■ Prompt: Don't include pictures. Quote the lines below from the first through the line that contains "import seaborn as sns".

■ Provided material:

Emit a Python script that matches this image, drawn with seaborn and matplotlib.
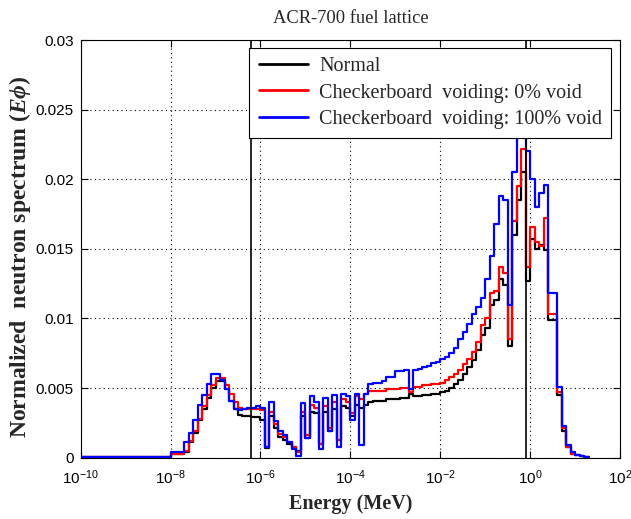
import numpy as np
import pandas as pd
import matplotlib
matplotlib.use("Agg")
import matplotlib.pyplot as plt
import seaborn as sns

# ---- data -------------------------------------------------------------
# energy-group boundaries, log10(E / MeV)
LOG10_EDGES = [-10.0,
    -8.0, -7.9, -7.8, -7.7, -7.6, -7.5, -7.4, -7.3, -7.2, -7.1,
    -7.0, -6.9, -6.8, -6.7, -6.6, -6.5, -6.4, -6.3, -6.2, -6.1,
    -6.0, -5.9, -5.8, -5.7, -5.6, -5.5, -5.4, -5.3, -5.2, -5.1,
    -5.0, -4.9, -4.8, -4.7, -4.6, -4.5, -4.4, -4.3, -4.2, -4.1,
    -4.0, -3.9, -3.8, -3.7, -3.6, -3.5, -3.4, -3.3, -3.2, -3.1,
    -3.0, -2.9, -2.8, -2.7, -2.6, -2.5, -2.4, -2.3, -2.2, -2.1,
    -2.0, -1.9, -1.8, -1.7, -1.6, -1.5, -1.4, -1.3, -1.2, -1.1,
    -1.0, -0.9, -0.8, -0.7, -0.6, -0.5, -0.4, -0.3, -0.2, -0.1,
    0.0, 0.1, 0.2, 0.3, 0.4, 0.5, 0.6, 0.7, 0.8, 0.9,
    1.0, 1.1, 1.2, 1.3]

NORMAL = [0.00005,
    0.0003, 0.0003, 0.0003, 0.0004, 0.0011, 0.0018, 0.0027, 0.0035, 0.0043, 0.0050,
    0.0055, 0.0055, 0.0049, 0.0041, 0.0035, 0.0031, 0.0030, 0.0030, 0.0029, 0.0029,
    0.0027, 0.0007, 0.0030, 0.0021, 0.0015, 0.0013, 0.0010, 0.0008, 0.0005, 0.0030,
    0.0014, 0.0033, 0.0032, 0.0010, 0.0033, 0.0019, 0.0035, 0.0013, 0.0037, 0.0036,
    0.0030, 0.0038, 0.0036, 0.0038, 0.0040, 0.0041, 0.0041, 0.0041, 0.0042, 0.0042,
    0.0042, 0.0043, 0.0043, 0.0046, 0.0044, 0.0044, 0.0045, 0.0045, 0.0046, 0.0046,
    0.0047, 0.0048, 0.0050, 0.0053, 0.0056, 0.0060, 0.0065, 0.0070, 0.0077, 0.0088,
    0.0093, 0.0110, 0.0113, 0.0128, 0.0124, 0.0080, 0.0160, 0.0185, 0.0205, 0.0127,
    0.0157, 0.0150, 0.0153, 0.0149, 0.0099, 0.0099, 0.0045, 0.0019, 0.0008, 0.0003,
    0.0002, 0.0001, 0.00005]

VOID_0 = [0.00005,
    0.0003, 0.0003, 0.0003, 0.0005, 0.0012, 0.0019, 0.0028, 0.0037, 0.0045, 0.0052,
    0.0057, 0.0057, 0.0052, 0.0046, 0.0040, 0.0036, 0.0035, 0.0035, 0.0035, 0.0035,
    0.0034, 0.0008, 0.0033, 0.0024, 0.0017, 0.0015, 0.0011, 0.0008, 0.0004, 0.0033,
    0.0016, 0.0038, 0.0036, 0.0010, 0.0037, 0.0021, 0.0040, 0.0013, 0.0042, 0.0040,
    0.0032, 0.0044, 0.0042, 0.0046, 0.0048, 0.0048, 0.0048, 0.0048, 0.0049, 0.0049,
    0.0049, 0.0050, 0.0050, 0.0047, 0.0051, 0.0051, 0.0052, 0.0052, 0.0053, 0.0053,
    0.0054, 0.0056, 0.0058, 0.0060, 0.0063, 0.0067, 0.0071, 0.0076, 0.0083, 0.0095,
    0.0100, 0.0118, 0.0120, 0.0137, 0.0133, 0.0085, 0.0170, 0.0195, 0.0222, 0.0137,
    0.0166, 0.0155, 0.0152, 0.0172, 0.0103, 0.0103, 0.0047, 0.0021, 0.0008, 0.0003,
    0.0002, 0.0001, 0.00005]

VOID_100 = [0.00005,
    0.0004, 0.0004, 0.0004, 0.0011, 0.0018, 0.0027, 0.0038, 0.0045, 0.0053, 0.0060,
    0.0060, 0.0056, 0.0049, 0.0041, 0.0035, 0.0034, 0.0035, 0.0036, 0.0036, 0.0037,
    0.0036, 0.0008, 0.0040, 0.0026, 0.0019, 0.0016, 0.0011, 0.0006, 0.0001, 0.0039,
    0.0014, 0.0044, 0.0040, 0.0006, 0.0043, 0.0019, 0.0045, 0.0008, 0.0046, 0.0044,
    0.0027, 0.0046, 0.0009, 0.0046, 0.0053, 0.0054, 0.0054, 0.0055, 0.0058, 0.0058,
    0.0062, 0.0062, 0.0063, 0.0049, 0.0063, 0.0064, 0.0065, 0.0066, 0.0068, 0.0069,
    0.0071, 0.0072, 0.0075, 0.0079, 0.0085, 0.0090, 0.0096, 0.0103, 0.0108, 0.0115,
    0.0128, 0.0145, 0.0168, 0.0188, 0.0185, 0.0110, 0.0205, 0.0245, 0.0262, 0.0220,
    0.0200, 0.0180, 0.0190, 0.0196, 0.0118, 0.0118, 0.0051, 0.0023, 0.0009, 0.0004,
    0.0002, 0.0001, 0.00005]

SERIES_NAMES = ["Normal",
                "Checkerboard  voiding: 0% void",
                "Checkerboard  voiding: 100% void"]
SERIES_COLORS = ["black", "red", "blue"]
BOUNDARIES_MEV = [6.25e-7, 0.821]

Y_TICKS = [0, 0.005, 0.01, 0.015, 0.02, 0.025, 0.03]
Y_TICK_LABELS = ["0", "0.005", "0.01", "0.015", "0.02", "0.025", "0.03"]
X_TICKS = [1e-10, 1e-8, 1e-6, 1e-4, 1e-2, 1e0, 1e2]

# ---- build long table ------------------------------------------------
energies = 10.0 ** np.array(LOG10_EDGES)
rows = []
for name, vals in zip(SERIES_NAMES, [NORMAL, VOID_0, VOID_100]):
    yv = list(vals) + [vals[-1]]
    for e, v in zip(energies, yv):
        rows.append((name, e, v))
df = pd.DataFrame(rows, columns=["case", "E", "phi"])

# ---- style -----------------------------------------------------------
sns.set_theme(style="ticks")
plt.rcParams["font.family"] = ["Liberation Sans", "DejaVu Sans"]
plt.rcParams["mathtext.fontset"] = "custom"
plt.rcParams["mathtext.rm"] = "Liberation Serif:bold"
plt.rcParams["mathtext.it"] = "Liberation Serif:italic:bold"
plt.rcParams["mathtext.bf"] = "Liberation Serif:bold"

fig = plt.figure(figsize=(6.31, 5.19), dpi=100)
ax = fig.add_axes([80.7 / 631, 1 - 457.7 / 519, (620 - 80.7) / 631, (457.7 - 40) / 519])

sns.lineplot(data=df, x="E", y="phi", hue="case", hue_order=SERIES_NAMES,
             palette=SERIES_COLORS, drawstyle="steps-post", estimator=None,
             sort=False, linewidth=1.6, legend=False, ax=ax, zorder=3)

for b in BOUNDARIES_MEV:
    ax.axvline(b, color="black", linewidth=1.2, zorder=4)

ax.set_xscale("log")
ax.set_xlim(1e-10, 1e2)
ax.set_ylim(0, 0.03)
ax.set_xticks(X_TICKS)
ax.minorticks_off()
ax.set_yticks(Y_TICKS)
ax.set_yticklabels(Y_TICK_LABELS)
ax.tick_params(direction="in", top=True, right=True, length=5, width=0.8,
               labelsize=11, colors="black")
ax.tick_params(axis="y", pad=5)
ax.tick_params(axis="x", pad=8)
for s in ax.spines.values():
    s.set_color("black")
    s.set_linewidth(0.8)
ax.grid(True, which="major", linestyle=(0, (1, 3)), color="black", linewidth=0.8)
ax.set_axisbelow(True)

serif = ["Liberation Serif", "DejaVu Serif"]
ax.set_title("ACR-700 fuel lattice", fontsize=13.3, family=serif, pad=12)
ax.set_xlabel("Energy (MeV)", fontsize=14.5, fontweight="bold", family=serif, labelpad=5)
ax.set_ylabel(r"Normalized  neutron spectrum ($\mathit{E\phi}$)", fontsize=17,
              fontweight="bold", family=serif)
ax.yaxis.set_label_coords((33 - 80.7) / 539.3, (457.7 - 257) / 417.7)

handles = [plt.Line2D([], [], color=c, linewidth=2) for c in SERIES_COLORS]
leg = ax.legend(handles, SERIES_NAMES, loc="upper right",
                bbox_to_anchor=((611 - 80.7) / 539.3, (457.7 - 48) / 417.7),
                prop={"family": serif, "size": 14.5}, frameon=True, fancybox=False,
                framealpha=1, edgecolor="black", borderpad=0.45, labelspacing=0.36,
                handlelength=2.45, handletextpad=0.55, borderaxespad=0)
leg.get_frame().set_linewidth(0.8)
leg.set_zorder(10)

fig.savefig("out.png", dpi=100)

■ Exercise output:
Emit a Python script that matches this image, drawn with seaborn and matplotlib.
import numpy as np
import pandas as pd
import matplotlib
matplotlib.use("Agg")
import matplotlib.pyplot as plt
import seaborn as sns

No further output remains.